** Given data **
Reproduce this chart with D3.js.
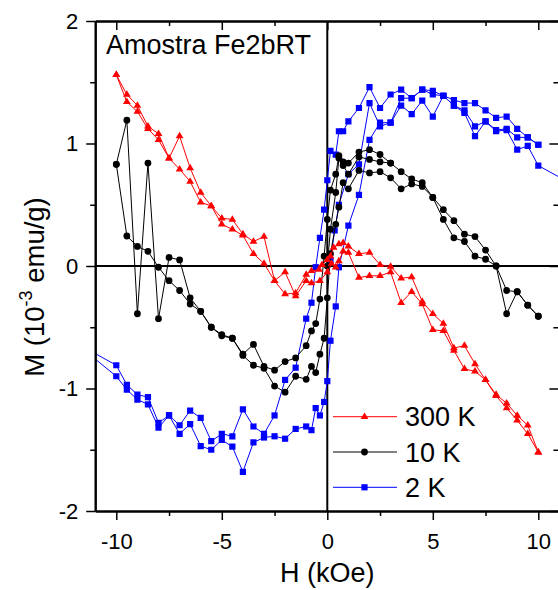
<!DOCTYPE html>
<html>
<head>
<meta charset="utf-8">
<script src="https://cdn.jsdelivr.net/npm/d3@7"></script>
<style>
  body { margin: 0; background: #fff; }
  svg text { font-family: "Liberation Sans", Arial, sans-serif; fill: #000; }
</style>
</head>
<body>
<svg id="chart" width="558" height="590"></svg>
<script>
// Axis ticks
const fieldTicks = [-10, -5, 0, 5, 10];
const fieldMinorTicks = [-7.5, -2.5, 2.5, 7.5];
const momentTicks = [-2, -1, 0, 1, 2];
const momentMinorTicks = [-1.5, -0.5, 0.5, 1.5];

// Series labels and styles
const seriesNames = ["300 K", "10 K", "2 K"];
const seriesColors = ["#ff0000", "#000000", "#0000ff"];
const seriesSymbols = ["triangle", "circle", "square"];

// 300 K loop, [H (kOe), M (10^-3 emu/g)]
const loop300A = [[-10,1.56],[-9.5,1.40],[-9,1.31],[-8.5,1.14],[-8,1.08],[-7.5,0.88],[-7,1.06],[-6.5,0.80],[-6,0.60],[-5.5,0.49],[-5,0.39],[-4.5,0.38],[-4,0.26],[-3.5,0.20],[-3,0.24],[-2.5,-0.12],[-2,-0.23],[-1.5,-0.22],[-1,-0.07],[-0.75,-0.04],[-0.4,-0.03],[-0.25,0.01],[0,0.05],[0.15,0.08],[0.3,0.15],[0.55,0.18],[0.75,0.19],[1,0.16],[1.5,0.10],[2,0.11],[2.5,0.01],[3,-0.005],[3.5,-0.10],[4,-0.09],[4.5,-0.29],[5,-0.39],[5.5,-0.47],[6,-0.67],[6.5,-0.65],[7,-0.80],[7.5,-0.93],[8,-1.05],[8.5,-1.12],[9,-1.22],[9.5,-1.30],[10,-1.52]];
const loop300B = [[-10,1.56],[-9.5,1.34],[-9,1.26],[-8.5,1.12],[-8,1.03],[-7.5,0.88],[-7,0.79],[-6.5,0.69],[-6,0.52],[-5.5,0.49],[-5,0.34],[-4.5,0.30],[-4,0.25],[-3.5,0.10],[-3,0.02],[-2.5,-0.12],[-2,-0.05],[-1.5,-0.245],[-1,-0.12],[-0.75,-0.14],[-0.35,-0.12],[0,-0.05],[0.2,0.02],[0.4,-0.01],[0.55,0.04],[0.75,0.12],[1,0.11],[1.5,-0.095],[2,-0.08],[2.5,-0.08],[3,-0.05],[3.5,-0.30],[4,-0.21],[4.5,-0.31],[5,-0.52],[5.5,-0.53],[6,-0.69],[6.5,-0.84],[7,-0.86],[7.5,-0.93],[8,-1.06],[8.5,-1.16],[9,-1.26],[9.5,-1.37],[10,-1.52]];

// 10 K loop and initial curve
const loop10A = [[-10,0.83],[-9.5,1.19],[-9,-0.39],[-8.5,0.84],[-8,-0.43],[-7.5,0.07],[-7,0.05],[-6.5,-0.26],[-6,-0.37],[-5.5,-0.50],[-5,-0.56],[-4.5,-0.59],[-4,-0.72],[-3.5,-0.64],[-3,-0.82],[-2.5,-0.85],[-2,-0.78],[-1.5,-0.75],[-1,-0.65],[-0.75,-0.53],[-0.55,-0.47],[-0.35,-0.27],[-0.15,0.08],[0,0.38],[0.15,0.62],[0.4,0.75],[0.55,0.90],[0.75,0.85],[1,0.84],[1.5,0.93],[2,0.95],[2.5,0.91],[3,0.84],[3.5,0.77],[4,0.71],[4.5,0.68],[5,0.56],[5.5,0.46],[6,0.37],[6.5,0.26],[7,0.24],[7.5,0.13],[8,0.0],[8.5,-0.20],[9,-0.21],[9.5,-0.32],[10,-0.41]];
const loop10B = [[-10,0.83],[-9.5,0.245],[-9,0.16],[-8.5,0.12],[-8,-0.01],[-7.5,-0.12],[-7,-0.20],[-6.5,-0.31],[-6,-0.37],[-5.5,-0.50],[-5,-0.57],[-4.5,-0.59],[-4,-0.73],[-3.5,-0.81],[-3,-0.835],[-2.5,-0.98],[-2,-1.03],[-1.5,-0.90],[-1,-0.925],[-0.75,-0.82],[-0.55,-0.87],[-0.35,-0.72],[-0.15,-0.59],[0,-0.26],[0.15,0.10],[0.4,0.34],[0.55,0.48],[0.75,0.68],[1,0.63],[1.5,0.78],[2,0.76],[2.5,0.77],[3,0.72],[3.5,0.63],[4,0.67],[4.5,0.65],[5,0.56],[5.5,0.38],[6,0.23],[6.5,0.20],[7,0.08],[7.5,0.055],[8,0.0],[8.5,-0.39],[9,-0.21],[9.5,-0.32],[10,-0.41]];
const virgin10 = [[0,0],[0.15,0.30],[0.4,0.60],[0.55,0.88],[0.75,0.82],[1,0.75],[1.5,0.89],[2,0.87],[2.5,0.85],[3,0.84]];

// 2 K loop and initial curve
const loop2A = [[-12,-0.62],[-10,-0.81],[-9.5,-0.97],[-9,-1.05],[-8.5,-1.07],[-8,-1.28],[-7.5,-1.22],[-7,-1.30],[-6.5,-1.18],[-6,-1.24],[-5.5,-1.43],[-5,-1.37],[-4.5,-1.39],[-4,-1.17],[-3.5,-1.31],[-3,-1.37],[-2.5,-1.22],[-2,-0.93],[-1.5,-0.83],[-1,-0.43],[-0.75,-0.30],[-0.55,-0.01],[-0.35,0.23],[-0.15,0.46],[0,0.70],[0.15,0.94],[0.4,0.91],[0.55,1.10],[0.75,1.10],[1,1.18],[1.5,1.29],[2,1.46],[2.5,1.29],[3,1.40],[3.5,1.44],[4,1.37],[4.5,1.44],[5,1.43],[5.5,1.39],[6,1.355],[6.5,1.33],[7,1.33],[7.5,1.27],[8,1.21],[8.5,1.22],[9,1.12],[9.5,1.05],[10,0.99]];
const loop2B = [[-12,-0.62],[-10,-0.90],[-9.5,-1.01],[-9,-1.09],[-8.5,-1.13],[-8,-1.32],[-7.5,-1.22],[-7,-1.37],[-6.5,-1.29],[-6,-1.47],[-5.5,-1.50],[-5,-1.42],[-4.5,-1.475],[-4,-1.68],[-3.5,-1.44],[-3,-1.40],[-2.5,-1.39],[-2,-1.41],[-1.5,-1.33],[-1,-1.31],[-0.75,-1.34],[-0.55,-1.16],[-0.35,-1.22],[-0.15,-1.11],[0,-0.94],[0.15,-0.61],[0.4,-0.33],[0.55,-0.01],[1,0.33],[1.5,0.58],[2,1.03],[2.5,1.17],[3,1.17],[3.5,1.31],[4,1.24],[4.5,1.35],[5,1.22],[5.5,1.39],[6,1.31],[6.5,1.25],[7,1.06],[7.5,1.18],[8,1.10],[8.5,1.11],[9,0.95],[9.5,0.98],[10,0.82],[12,0.63]];
const virgin2 = [[0.15,0.05],[0.35,0.29],[0.55,0.50],[1,0.75],[1.5,0.83],[2,1.33],[2.5,1.14],[3,1.17],[3.5,1.37],[4,1.37],[4.5,1.44],[5,1.40],[5.5,1.39],[6,1.31],[6.5,1.27],[7,1.14],[7.5,1.18],[8,1.11],[8.5,1.12],[9,1.05],[9.5,1.05],[10,0.99]];

const seriesBranches = [
  [loop300A, loop300B],
  [loop10A, loop10B, virgin10],
  [loop2A, loop2B, virgin2]
];

const svg = d3.select("#chart");
const x = d3.scaleLinear().domain([-11, 11]).range([95.2, 559.4]);
const y = d3.scaleLinear().domain([-2, 2]).range([511, 21]);
const [x0, x1] = x.range();
const [y0, y1] = y.range();

svg.append("defs").append("clipPath").attr("id", "plotClip")
  .append("rect").attr("x", x0).attr("y", y1).attr("width", x1 - x0).attr("height", y0 - y1);

function symbolPath(kind) {
  if (kind === "triangle") return "M0,-4.3L3.9,2.2L-3.9,2.2Z";
  if (kind === "square") return "M-3.1,-3.1H3.1V3.1H-3.1Z";
  return d3.symbol(d3.symbolCircle, Math.PI * 3.4 * 3.4)();
}

// Zero reference lines
svg.append("line").attr("x1", x0).attr("x2", x1).attr("y1", y(0)).attr("y2", y(0))
  .attr("stroke", "#000").attr("stroke-width", 2);
svg.append("line").attr("x1", x(0)).attr("x2", x(0)).attr("y1", y0).attr("y2", y1)
  .attr("stroke", "#000").attr("stroke-width", 2);

// Data
const line = d3.line().x(d => x(d[0])).y(d => y(d[1]));
const plot = svg.append("g").attr("clip-path", "url(#plotClip)");
[2, 1, 0].forEach(i => {
  const g = plot.append("g");
  seriesBranches[i].forEach(branch => {
    g.append("path").datum(branch).attr("d", line)
      .attr("fill", "none").attr("stroke", seriesColors[i]).attr("stroke-width", 1);
  });
  seriesBranches[i].forEach(branch => {
    g.selectAll(null).data(branch).join("path")
      .attr("d", symbolPath(seriesSymbols[i]))
      .attr("transform", d => `translate(${x(d[0])},${y(d[1])})`)
      .attr("fill", seriesColors[i]);
  });
});

// Axes
function styleAxis(g) {
  g.select(".domain").attr("stroke-width", 2);
  g.selectAll(".tick line").attr("stroke-width", 1.5);
  g.attr("font-family", null).attr("font-size", 22);
}
const fmt = d => String(d);

svg.append("g").attr("transform", `translate(0,${y0})`)
  .call(d3.axisBottom(x).tickValues(fieldTicks).tickFormat(fmt).tickSize(9).tickSizeOuter(0).tickPadding(13))
  .call(styleAxis);
svg.append("g").attr("transform", `translate(0,${y0})`)
  .call(d3.axisBottom(x).tickValues(fieldMinorTicks).tickFormat("").tickSize(5).tickSizeOuter(0))
  .call(styleAxis);
svg.append("g").attr("transform", `translate(0,${y1})`)
  .call(d3.axisBottom(x).tickValues(fieldTicks).tickFormat("").tickSize(9).tickSizeOuter(0))
  .call(styleAxis);
svg.append("g").attr("transform", `translate(0,${y1})`)
  .call(d3.axisBottom(x).tickValues(fieldMinorTicks).tickFormat("").tickSize(5).tickSizeOuter(0))
  .call(styleAxis);

svg.append("g").attr("transform", `translate(${x0},0)`)
  .call(d3.axisLeft(y).tickValues(momentTicks).tickFormat(fmt).tickSize(9).tickSizeOuter(0).tickPadding(8))
  .call(styleAxis);
svg.append("g").attr("transform", `translate(${x0},0)`)
  .call(d3.axisLeft(y).tickValues(momentMinorTicks).tickFormat("").tickSize(5).tickSizeOuter(0))
  .call(styleAxis);
svg.append("g").attr("transform", `translate(${x1},0)`)
  .call(d3.axisLeft(y).tickValues(momentTicks).tickFormat("").tickSize(10).tickSizeOuter(0))
  .call(styleAxis);
svg.append("g").attr("transform", `translate(${x1},0)`)
  .call(d3.axisLeft(y).tickValues(momentMinorTicks).tickFormat("").tickSize(6).tickSizeOuter(0))
  .call(styleAxis);

// Titles
svg.append("text").attr("x", 106).attr("y", 54).attr("font-size", 27).text("Amostra Fe2bRT");
svg.append("text").attr("x", x(0)).attr("y", 582).attr("text-anchor", "middle")
  .attr("font-size", 27).text("H (kOe)");
const yTitle = svg.append("text").attr("transform", "translate(44,287) rotate(-90)")
  .attr("text-anchor", "middle").attr("font-size", 27.5);
yTitle.append("tspan").text("M (10");
yTitle.append("tspan").attr("dy", -12).attr("font-size", 18).text("-3");
yTitle.append("tspan").attr("dy", 12).text(" emu/g)");

// Legend
const legend = svg.append("g");
seriesNames.forEach((name, i) => {
  const ly = 416.7 + i * 35.3;
  legend.append("line").attr("x1", 333).attr("x2", 397).attr("y1", ly).attr("y2", ly)
    .attr("stroke", seriesColors[i]).attr("stroke-width", 1);
  legend.append("path").attr("d", symbolPath(seriesSymbols[i]))
    .attr("transform", `translate(364.5,${ly})`).attr("fill", seriesColors[i]);
  legend.append("text").attr("x", 405).attr("y", ly + 9.5).attr("font-size", 27).text(name);
});
</script>
</body>
</html>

** Work to be completed **
Take the lines from the start of the material to the line with "const momentMinorTicks = [-1.5, -0.5, 0.5, 1.5];", both included, and transcribe them exactly without the pictures.

** Solution for this exercise **
Reproduce this chart with D3.js.
<!DOCTYPE html>
<html>
<head>
<meta charset="utf-8">
<script src="https://cdn.jsdelivr.net/npm/d3@7"></script>
<style>
  body { margin: 0; background: #fff; }
  svg text { font-family: "Liberation Sans", Arial, sans-serif; fill: #000; }
</style>
</head>
<body>
<svg id="chart" width="558" height="590"></svg>
<script>
// Axis ticks
const fieldTicks = [-10, -5, 0, 5, 10];
const fieldMinorTicks = [-7.5, -2.5, 2.5, 7.5];
const momentTicks = [-2, -1, 0, 1, 2];
const momentMinorTicks = [-1.5, -0.5, 0.5, 1.5];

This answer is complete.